A block of data:
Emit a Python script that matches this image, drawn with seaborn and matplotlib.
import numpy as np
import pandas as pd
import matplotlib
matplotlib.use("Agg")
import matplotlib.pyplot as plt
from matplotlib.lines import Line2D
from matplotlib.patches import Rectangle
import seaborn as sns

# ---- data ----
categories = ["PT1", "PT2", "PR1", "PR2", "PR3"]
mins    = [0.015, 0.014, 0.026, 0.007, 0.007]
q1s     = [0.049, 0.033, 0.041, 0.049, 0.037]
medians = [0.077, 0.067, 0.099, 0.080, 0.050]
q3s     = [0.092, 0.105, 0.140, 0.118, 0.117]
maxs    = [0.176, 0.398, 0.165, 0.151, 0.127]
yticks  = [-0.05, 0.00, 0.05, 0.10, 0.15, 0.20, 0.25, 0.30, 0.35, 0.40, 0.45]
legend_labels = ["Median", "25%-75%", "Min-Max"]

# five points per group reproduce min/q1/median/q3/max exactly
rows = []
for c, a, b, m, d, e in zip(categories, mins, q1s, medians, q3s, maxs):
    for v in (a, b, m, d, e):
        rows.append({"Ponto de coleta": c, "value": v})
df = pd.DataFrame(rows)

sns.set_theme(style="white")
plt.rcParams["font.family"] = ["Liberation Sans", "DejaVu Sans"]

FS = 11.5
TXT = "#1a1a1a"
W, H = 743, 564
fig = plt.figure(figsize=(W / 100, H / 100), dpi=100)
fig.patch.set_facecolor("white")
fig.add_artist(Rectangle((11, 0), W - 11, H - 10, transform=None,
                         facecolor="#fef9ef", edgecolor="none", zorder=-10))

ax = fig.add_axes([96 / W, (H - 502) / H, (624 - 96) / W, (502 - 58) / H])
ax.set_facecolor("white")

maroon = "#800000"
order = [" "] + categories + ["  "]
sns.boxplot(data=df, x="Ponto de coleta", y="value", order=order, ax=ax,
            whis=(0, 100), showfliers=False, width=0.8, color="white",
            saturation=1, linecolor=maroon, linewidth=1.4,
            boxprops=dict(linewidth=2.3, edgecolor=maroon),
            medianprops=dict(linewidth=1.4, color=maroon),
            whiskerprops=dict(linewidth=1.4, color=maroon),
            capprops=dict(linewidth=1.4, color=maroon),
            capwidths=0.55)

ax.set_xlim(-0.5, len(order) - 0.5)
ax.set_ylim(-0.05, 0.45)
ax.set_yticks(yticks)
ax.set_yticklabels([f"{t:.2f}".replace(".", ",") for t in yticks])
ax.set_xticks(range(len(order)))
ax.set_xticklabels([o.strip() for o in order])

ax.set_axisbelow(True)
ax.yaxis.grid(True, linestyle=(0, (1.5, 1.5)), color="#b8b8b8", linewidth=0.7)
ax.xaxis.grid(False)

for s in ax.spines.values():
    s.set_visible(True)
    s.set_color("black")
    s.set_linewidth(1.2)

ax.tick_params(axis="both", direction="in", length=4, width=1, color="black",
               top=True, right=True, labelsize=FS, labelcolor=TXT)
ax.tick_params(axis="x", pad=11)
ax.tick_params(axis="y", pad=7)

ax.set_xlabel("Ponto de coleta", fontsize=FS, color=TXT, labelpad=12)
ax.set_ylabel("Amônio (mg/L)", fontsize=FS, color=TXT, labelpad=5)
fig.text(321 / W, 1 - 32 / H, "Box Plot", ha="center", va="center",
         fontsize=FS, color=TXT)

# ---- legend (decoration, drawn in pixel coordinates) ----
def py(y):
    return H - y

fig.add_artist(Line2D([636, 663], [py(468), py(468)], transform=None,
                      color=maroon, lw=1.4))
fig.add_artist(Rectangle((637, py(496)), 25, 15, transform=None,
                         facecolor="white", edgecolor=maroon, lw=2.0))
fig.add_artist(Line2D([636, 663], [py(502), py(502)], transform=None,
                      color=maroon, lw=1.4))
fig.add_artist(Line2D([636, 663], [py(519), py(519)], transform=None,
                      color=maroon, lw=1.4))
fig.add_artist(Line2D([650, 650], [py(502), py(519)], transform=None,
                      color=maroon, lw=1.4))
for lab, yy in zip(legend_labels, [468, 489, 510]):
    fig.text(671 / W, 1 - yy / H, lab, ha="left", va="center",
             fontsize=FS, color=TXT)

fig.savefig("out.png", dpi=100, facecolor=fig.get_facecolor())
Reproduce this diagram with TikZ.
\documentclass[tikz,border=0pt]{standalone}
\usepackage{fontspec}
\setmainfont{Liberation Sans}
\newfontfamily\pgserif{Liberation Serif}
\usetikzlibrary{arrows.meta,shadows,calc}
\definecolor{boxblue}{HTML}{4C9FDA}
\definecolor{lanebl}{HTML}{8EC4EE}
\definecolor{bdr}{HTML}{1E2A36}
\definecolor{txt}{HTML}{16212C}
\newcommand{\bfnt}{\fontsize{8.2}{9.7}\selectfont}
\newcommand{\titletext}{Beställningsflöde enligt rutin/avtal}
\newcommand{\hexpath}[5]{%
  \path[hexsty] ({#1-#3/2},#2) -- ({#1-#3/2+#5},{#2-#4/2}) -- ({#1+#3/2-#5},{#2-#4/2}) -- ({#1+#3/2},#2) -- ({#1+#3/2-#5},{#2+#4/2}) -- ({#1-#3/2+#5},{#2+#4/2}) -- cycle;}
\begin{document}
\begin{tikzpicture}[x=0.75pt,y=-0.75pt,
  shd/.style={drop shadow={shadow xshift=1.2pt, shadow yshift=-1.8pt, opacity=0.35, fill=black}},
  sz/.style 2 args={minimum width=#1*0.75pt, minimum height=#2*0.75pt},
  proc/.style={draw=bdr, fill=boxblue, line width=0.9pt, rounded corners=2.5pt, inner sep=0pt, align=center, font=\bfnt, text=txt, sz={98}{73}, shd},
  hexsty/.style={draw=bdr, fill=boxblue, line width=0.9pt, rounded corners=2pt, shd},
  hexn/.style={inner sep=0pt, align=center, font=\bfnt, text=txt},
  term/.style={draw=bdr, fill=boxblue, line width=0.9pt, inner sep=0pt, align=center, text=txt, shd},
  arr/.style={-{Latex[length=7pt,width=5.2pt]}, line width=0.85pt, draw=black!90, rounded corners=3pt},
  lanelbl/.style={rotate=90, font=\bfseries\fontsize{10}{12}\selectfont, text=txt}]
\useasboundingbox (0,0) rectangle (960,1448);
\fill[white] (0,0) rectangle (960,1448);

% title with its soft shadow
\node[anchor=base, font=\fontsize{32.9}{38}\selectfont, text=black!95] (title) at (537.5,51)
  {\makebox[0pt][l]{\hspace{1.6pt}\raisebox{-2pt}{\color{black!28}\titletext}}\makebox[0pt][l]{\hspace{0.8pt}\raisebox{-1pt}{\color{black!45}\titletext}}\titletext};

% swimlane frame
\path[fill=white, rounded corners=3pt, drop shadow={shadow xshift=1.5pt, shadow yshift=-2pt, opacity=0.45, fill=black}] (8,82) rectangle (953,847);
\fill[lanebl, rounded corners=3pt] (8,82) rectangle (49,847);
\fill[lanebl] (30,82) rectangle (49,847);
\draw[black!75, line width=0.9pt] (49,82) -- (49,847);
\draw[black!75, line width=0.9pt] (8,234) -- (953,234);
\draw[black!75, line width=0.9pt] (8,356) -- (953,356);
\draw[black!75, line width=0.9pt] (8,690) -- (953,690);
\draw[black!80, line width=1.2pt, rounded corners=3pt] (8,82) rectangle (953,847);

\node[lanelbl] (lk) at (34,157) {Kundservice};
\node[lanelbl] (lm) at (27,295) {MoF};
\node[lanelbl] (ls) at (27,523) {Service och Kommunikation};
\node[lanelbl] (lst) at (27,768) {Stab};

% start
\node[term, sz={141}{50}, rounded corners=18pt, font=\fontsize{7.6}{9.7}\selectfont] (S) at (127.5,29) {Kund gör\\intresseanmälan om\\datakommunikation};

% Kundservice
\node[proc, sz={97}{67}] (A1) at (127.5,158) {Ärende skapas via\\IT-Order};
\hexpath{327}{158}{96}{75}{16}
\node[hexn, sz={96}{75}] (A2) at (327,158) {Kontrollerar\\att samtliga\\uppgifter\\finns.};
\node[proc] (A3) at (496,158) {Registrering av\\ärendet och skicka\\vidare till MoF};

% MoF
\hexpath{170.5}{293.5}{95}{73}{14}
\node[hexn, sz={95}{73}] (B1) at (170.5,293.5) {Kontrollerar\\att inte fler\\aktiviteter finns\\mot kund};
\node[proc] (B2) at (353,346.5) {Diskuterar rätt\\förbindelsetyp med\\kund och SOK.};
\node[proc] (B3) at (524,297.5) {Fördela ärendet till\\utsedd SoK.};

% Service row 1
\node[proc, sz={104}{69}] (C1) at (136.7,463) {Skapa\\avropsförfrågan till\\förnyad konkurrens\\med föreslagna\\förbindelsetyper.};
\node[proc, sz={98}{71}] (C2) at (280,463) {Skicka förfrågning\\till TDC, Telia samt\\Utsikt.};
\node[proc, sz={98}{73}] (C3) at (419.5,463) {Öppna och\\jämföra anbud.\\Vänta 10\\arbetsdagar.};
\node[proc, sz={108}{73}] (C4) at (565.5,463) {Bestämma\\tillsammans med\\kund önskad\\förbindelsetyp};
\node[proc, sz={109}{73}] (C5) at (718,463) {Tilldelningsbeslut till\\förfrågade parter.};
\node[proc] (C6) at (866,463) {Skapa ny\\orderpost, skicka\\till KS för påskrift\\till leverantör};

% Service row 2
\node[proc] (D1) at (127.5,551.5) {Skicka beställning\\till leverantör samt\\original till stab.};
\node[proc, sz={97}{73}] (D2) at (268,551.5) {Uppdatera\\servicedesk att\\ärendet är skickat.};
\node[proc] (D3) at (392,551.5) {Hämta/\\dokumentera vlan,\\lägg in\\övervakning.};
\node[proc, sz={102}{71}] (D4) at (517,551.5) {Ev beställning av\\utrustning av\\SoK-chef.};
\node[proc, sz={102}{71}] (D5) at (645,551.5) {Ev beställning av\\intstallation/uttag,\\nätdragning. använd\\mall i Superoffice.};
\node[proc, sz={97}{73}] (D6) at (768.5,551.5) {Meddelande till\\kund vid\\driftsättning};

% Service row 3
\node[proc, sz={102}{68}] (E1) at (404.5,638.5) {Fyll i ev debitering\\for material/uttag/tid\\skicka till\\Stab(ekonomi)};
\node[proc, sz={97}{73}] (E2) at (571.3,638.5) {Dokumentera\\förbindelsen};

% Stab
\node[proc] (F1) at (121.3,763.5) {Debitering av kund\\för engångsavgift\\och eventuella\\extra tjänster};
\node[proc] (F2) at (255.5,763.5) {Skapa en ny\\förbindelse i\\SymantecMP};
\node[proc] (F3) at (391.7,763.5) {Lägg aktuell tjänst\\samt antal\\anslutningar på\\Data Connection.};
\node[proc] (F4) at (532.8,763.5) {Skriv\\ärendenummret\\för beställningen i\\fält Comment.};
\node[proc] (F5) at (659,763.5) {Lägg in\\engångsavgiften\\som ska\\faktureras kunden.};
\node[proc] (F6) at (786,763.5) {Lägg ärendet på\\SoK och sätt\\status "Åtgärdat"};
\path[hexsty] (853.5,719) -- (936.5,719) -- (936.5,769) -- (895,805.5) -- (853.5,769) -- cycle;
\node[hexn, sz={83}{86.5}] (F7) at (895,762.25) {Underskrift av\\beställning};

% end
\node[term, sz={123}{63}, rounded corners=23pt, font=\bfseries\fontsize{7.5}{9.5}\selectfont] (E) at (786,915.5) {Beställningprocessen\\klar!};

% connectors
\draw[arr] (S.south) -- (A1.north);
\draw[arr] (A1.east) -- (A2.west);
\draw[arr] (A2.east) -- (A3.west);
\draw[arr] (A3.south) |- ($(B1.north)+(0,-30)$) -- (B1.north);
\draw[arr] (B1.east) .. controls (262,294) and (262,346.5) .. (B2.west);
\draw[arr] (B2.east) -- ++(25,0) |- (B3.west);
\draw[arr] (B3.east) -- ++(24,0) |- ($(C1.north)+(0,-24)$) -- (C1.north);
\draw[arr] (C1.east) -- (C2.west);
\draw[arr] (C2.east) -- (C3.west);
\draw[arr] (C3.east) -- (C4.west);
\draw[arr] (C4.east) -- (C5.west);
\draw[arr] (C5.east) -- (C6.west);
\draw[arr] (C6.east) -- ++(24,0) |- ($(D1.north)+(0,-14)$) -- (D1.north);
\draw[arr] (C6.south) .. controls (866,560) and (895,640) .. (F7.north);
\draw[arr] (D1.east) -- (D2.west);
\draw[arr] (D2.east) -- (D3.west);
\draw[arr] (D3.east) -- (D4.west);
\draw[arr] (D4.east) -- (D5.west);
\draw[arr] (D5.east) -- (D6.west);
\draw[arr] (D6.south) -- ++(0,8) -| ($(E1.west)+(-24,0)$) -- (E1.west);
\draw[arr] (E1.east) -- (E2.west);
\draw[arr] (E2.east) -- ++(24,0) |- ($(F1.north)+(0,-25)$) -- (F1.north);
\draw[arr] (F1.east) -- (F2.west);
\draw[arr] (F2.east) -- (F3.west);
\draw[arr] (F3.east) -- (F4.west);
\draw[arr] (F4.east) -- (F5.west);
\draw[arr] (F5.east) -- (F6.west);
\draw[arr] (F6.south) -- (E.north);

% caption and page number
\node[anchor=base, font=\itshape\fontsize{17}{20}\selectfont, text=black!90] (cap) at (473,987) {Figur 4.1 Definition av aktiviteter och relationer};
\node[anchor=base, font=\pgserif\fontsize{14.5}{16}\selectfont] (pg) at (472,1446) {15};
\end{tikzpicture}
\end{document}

DIRECTIONS FOR THIS TASK:
Copy the records above exactly, from the first line through the line containing "import seaborn as sns", and include nothing else.

ANSWER FOR THE TASK:
Emit a Python script that matches this image, drawn with seaborn and matplotlib.
import numpy as np
import pandas as pd
import matplotlib
matplotlib.use("Agg")
import matplotlib.pyplot as plt
from matplotlib.lines import Line2D
from matplotlib.patches import Rectangle
import seaborn as sns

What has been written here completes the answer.